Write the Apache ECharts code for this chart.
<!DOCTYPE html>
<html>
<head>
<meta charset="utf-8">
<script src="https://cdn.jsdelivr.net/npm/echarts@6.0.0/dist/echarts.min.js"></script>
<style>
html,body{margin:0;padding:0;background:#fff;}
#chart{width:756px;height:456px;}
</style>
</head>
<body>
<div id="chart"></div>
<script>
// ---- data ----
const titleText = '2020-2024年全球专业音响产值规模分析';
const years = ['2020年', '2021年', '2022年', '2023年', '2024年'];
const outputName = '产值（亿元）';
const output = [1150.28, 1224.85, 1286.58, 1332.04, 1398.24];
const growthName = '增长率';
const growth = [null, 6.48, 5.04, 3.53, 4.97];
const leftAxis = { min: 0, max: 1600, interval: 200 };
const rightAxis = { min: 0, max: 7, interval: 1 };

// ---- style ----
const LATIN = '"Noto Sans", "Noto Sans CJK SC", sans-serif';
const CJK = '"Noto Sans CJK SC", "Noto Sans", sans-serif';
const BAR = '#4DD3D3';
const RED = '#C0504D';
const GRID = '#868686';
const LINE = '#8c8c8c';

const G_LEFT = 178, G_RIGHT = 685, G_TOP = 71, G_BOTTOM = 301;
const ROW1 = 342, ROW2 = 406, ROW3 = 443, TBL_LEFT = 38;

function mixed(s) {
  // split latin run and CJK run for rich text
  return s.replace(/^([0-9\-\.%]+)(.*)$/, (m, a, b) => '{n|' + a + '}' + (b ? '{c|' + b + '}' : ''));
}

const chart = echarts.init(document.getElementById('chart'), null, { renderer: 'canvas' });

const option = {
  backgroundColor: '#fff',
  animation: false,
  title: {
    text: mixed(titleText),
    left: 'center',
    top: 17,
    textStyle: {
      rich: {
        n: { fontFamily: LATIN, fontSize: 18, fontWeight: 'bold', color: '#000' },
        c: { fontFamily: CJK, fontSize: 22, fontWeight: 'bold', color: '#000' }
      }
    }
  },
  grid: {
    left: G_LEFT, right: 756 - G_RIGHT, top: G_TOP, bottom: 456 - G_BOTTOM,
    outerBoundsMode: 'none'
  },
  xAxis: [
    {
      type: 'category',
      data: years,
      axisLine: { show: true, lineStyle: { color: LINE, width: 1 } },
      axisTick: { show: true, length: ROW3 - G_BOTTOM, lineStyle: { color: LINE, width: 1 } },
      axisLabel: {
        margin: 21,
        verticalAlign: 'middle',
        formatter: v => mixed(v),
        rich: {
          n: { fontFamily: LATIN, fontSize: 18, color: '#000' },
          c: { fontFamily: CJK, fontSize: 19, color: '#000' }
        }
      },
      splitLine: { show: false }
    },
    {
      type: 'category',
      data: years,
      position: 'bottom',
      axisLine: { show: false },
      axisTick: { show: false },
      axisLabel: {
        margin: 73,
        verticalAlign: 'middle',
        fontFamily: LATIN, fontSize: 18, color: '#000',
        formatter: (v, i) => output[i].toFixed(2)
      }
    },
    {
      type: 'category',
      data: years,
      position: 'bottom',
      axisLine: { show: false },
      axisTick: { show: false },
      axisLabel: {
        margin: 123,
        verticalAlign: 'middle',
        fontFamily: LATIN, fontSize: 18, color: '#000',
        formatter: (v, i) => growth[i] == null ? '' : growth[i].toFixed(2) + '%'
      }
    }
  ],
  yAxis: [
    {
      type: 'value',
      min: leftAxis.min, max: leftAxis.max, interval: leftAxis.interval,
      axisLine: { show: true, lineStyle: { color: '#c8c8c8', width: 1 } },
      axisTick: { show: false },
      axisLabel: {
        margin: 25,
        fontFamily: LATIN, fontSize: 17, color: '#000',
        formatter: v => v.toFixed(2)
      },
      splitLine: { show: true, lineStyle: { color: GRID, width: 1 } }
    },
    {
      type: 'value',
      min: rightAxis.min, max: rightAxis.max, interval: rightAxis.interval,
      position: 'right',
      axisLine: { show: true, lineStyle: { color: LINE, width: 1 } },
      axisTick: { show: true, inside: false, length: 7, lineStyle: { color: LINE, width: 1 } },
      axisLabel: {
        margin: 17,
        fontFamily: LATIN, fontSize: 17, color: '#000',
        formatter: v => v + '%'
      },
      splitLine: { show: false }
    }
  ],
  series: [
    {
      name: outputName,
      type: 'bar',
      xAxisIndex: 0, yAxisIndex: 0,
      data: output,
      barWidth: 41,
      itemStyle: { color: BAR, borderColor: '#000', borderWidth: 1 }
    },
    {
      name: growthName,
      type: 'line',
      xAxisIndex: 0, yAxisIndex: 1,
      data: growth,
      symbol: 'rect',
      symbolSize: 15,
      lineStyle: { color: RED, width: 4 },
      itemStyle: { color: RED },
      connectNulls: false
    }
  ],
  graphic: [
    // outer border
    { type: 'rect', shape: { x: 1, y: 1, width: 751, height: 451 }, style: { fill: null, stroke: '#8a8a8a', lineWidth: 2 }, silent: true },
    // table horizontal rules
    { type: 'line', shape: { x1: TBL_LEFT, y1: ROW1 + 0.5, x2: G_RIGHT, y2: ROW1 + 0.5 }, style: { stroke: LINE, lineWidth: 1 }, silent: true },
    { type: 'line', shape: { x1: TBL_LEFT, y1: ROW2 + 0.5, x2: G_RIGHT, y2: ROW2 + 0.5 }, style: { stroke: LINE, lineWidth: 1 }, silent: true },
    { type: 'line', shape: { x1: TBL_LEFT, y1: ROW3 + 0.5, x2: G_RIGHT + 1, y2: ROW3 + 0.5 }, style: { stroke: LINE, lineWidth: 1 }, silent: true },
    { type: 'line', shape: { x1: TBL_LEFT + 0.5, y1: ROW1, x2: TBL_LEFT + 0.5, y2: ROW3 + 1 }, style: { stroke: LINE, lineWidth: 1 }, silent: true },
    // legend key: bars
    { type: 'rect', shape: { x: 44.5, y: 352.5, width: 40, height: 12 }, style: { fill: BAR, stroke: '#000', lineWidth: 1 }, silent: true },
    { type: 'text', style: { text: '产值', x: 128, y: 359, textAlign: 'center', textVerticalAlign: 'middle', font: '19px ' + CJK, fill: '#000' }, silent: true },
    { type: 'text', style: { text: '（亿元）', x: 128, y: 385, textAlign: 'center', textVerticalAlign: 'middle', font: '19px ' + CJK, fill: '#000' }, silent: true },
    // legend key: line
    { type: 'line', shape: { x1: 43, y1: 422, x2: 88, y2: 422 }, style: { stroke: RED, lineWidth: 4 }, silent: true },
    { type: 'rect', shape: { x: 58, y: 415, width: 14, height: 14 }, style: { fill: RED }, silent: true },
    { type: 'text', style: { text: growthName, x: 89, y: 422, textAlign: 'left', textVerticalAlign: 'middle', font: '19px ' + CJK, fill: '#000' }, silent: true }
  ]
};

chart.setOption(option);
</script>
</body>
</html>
++++++++++
## THE PROBLEM
Reproduce the full listing word for word.

## IN RESPONSE
Write the Apache ECharts code for this chart.
<!DOCTYPE html>
<html>
<head>
<meta charset="utf-8">
<script src="https://cdn.jsdelivr.net/npm/echarts@6.0.0/dist/echarts.min.js"></script>
<style>
html,body{margin:0;padding:0;background:#fff;}
#chart{width:756px;height:456px;}
</style>
</head>
<body>
<div id="chart"></div>
<script>
// ---- data ----
const titleText = '2020-2024年全球专业音响产值规模分析';
const years = ['2020年', '2021年', '2022年', '2023年', '2024年'];
const outputName = '产值（亿元）';
const output = [1150.28, 1224.85, 1286.58, 1332.04, 1398.24];
const growthName = '增长率';
const growth = [null, 6.48, 5.04, 3.53, 4.97];
const leftAxis = { min: 0, max: 1600, interval: 200 };
const rightAxis = { min: 0, max: 7, interval: 1 };

// ---- style ----
const LATIN = '"Noto Sans", "Noto Sans CJK SC", sans-serif';
const CJK = '"Noto Sans CJK SC", "Noto Sans", sans-serif';
const BAR = '#4DD3D3';
const RED = '#C0504D';
const GRID = '#868686';
const LINE = '#8c8c8c';

const G_LEFT = 178, G_RIGHT = 685, G_TOP = 71, G_BOTTOM = 301;
const ROW1 = 342, ROW2 = 406, ROW3 = 443, TBL_LEFT = 38;

function mixed(s) {
  // split latin run and CJK run for rich text
  return s.replace(/^([0-9\-\.%]+)(.*)$/, (m, a, b) => '{n|' + a + '}' + (b ? '{c|' + b + '}' : ''));
}

const chart = echarts.init(document.getElementById('chart'), null, { renderer: 'canvas' });

const option = {
  backgroundColor: '#fff',
  animation: false,
  title: {
    text: mixed(titleText),
    left: 'center',
    top: 17,
    textStyle: {
      rich: {
        n: { fontFamily: LATIN, fontSize: 18, fontWeight: 'bold', color: '#000' },
        c: { fontFamily: CJK, fontSize: 22, fontWeight: 'bold', color: '#000' }
      }
    }
  },
  grid: {
    left: G_LEFT, right: 756 - G_RIGHT, top: G_TOP, bottom: 456 - G_BOTTOM,
    outerBoundsMode: 'none'
  },
  xAxis: [
    {
      type: 'category',
      data: years,
      axisLine: { show: true, lineStyle: { color: LINE, width: 1 } },
      axisTick: { show: true, length: ROW3 - G_BOTTOM, lineStyle: { color: LINE, width: 1 } },
      axisLabel: {
        margin: 21,
        verticalAlign: 'middle',
        formatter: v => mixed(v),
        rich: {
          n: { fontFamily: LATIN, fontSize: 18, color: '#000' },
          c: { fontFamily: CJK, fontSize: 19, color: '#000' }
        }
      },
      splitLine: { show: false }
    },
    {
      type: 'category',
      data: years,
      position: 'bottom',
      axisLine: { show: false },
      axisTick: { show: false },
      axisLabel: {
        margin: 73,
        verticalAlign: 'middle',
        fontFamily: LATIN, fontSize: 18, color: '#000',
        formatter: (v, i) => output[i].toFixed(2)
      }
    },
    {
      type: 'category',
      data: years,
      position: 'bottom',
      axisLine: { show: false },
      axisTick: { show: false },
      axisLabel: {
        margin: 123,
        verticalAlign: 'middle',
        fontFamily: LATIN, fontSize: 18, color: '#000',
        formatter: (v, i) => growth[i] == null ? '' : growth[i].toFixed(2) + '%'
      }
    }
  ],
  yAxis: [
    {
      type: 'value',
      min: leftAxis.min, max: leftAxis.max, interval: leftAxis.interval,
      axisLine: { show: true, lineStyle: { color: '#c8c8c8', width: 1 } },
      axisTick: { show: false },
      axisLabel: {
        margin: 25,
        fontFamily: LATIN, fontSize: 17, color: '#000',
        formatter: v => v.toFixed(2)
      },
      splitLine: { show: true, lineStyle: { color: GRID, width: 1 } }
    },
    {
      type: 'value',
      min: rightAxis.min, max: rightAxis.max, interval: rightAxis.interval,
      position: 'right',
      axisLine: { show: true, lineStyle: { color: LINE, width: 1 } },
      axisTick: { show: true, inside: false, length: 7, lineStyle: { color: LINE, width: 1 } },
      axisLabel: {
        margin: 17,
        fontFamily: LATIN, fontSize: 17, color: '#000',
        formatter: v => v + '%'
      },
      splitLine: { show: false }
    }
  ],
  series: [
    {
      name: outputName,
      type: 'bar',
      xAxisIndex: 0, yAxisIndex: 0,
      data: output,
      barWidth: 41,
      itemStyle: { color: BAR, borderColor: '#000', borderWidth: 1 }
    },
    {
      name: growthName,
      type: 'line',
      xAxisIndex: 0, yAxisIndex: 1,
      data: growth,
      symbol: 'rect',
      symbolSize: 15,
      lineStyle: { color: RED, width: 4 },
      itemStyle: { color: RED },
      connectNulls: false
    }
  ],
  graphic: [
    // outer border
    { type: 'rect', shape: { x: 1, y: 1, width: 751, height: 451 }, style: { fill: null, stroke: '#8a8a8a', lineWidth: 2 }, silent: true },
    // table horizontal rules
    { type: 'line', shape: { x1: TBL_LEFT, y1: ROW1 + 0.5, x2: G_RIGHT, y2: ROW1 + 0.5 }, style: { stroke: LINE, lineWidth: 1 }, silent: true },
    { type: 'line', shape: { x1: TBL_LEFT, y1: ROW2 + 0.5, x2: G_RIGHT, y2: ROW2 + 0.5 }, style: { stroke: LINE, lineWidth: 1 }, silent: true },
    { type: 'line', shape: { x1: TBL_LEFT, y1: ROW3 + 0.5, x2: G_RIGHT + 1, y2: ROW3 + 0.5 }, style: { stroke: LINE, lineWidth: 1 }, silent: true },
    { type: 'line', shape: { x1: TBL_LEFT + 0.5, y1: ROW1, x2: TBL_LEFT + 0.5, y2: ROW3 + 1 }, style: { stroke: LINE, lineWidth: 1 }, silent: true },
    // legend key: bars
    { type: 'rect', shape: { x: 44.5, y: 352.5, width: 40, height: 12 }, style: { fill: BAR, stroke: '#000', lineWidth: 1 }, silent: true },
    { type: 'text', style: { text: '产值', x: 128, y: 359, textAlign: 'center', textVerticalAlign: 'middle', font: '19px ' + CJK, fill: '#000' }, silent: true },
    { type: 'text', style: { text: '（亿元）', x: 128, y: 385, textAlign: 'center', textVerticalAlign: 'middle', font: '19px ' + CJK, fill: '#000' }, silent: true },
    // legend key: line
    { type: 'line', shape: { x1: 43, y1: 422, x2: 88, y2: 422 }, style: { stroke: RED, lineWidth: 4 }, silent: true },
    { type: 'rect', shape: { x: 58, y: 415, width: 14, height: 14 }, style: { fill: RED }, silent: true },
    { type: 'text', style: { text: growthName, x: 89, y: 422, textAlign: 'left', textVerticalAlign: 'middle', font: '19px ' + CJK, fill: '#000' }, silent: true }
  ]
};

chart.setOption(option);
</script>
</body>
</html>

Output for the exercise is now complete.